Why is --gpu 1.0 causing the original issue I posted, but other values <1.0 result in the message from this post, regardless to gpu usage percentage I set?
Why the allocation of chunk of ~2.45 GB does not fail at each training step? (for example step 2 - step 3)?

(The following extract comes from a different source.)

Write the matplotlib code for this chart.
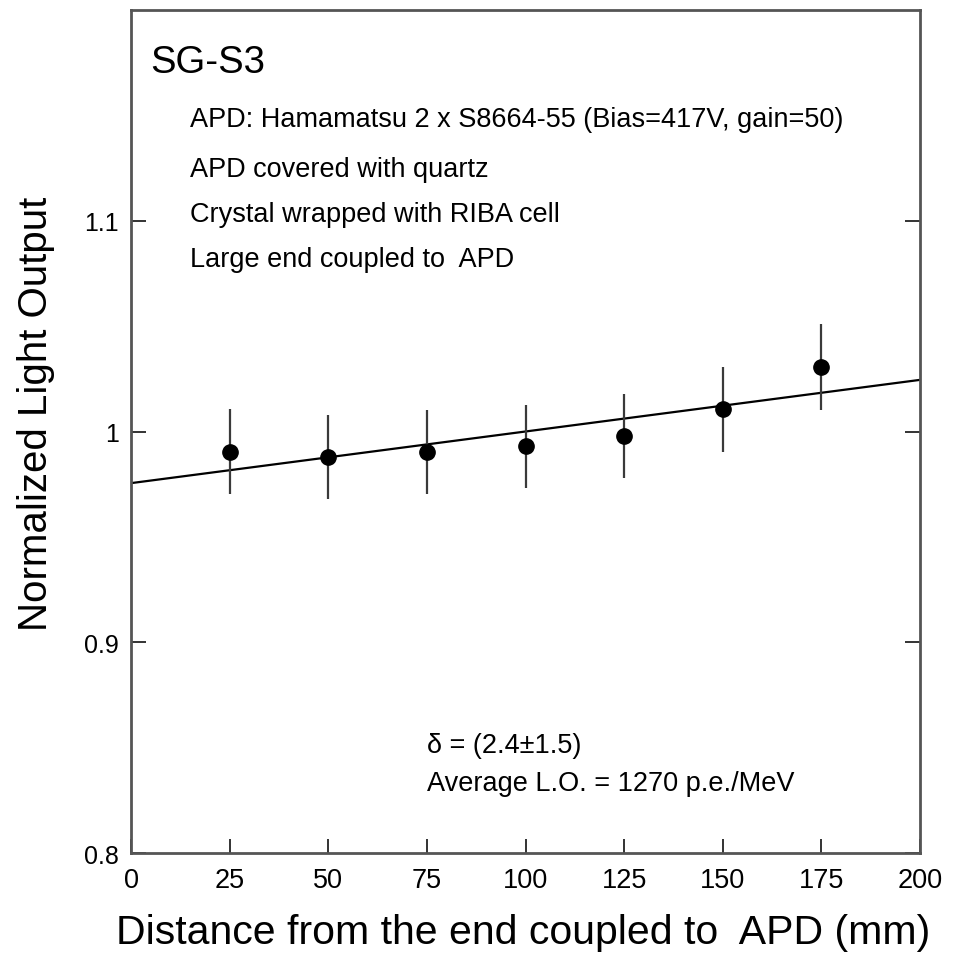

I tensorflow/core/common_runtime/gpu/gpu_device.cc:885] Found device 0 with properties: 
name: GeForce GTX 1080
major: 6 minor: 1 memoryClockRate (GHz) 1.8225
pciBusID 0000:01:00.0
Total memory: 7.92GiB
Free memory: 7.55GiB
I tensorflow/core/common_runtime/gpu/gpu_device.cc:906] DMA: 0 
I tensorflow/core/common_runtime/gpu/gpu_device.cc:916] 0:   Y 
I tensorflow/core/common_runtime/gpu/gpu_device.cc:975] Creating TensorFlow device (/gpu:0) -> (device: 0, name: GeForce GTX 1080, pci bus id: 0000:01:00.0)
Finished in 2.17069816589s

Enter training ...
Dataset of 13063 instance(s)
Training statistics: 
    Learning rate : 1e-05
    Batch size    : 48
    Epoch number  : 1000
    Backup every  : 2000
W tensorflow/core/common_runtime/bfc_allocator.cc:217] Ran out of memory trying to allocate 2.43GiB. The caller indicates that this is not a failure, but may mean that there could be performance gains if more memory is available.
W tensorflow/core/common_runtime/bfc_allocator.cc:217] Ran out of memory trying to allocate 2.43GiB. The caller indicates that this is not a failure, but may mean that there could be performance gains if more memory is available.
step 1 - loss 26.9644641876 - moving ave loss 26.9644641876
W tensorflow/core/common_runtime/bfc_allocator.cc:217] Ran out of memory trying to allocate 2.43GiB. The caller indicates that this is not a failure, but may mean that there could be performance gains if more memory is available.
W tensorflow/core/common_runtime/bfc_allocator.cc:217] Ran out of memory trying to allocate 2.43GiB. The caller indicates that this is not a failure, but may mean that there could be performance gains if more memory is available.
step 2 - loss 25.0753860474 - moving ave loss 26.7755563736
step 3 - loss 26.65924263 - moving ave loss 26.7639249992
W tensorflow/core/common_runtime/bfc_allocator.cc:217] Ran out of memory trying to allocate 2.44GiB. The caller indicates that this is not a failure, but may mean that there could be performance gains if more memory is available.
W tensorflow/core/common_runtime/bfc_allocator.cc:217] Ran out of memory trying to allocate 2.44GiB. The caller indicates that this is not a failure, but may mean that there could be performance gains if more memory is available.
step 4 - loss 25.394159317 - moving ave loss 26.626948431

rainmat on 23 Feb 2017

christopher5106 on 1 Mar 2017

lababidi on 31 Mar 2017

The property "gpu" represent how many gpu memory you will use , so you may try set it the value which is less than 1.
good luck!

ZhuoZheng on 18 May 2017

This issue pops up several places in other applications/repos and in the Tensorflow official repo as well. I don't think I can do anything about it at the moment...

thtrieu on 19 May 2017

👍4

Switching to sgd worked for me, tks!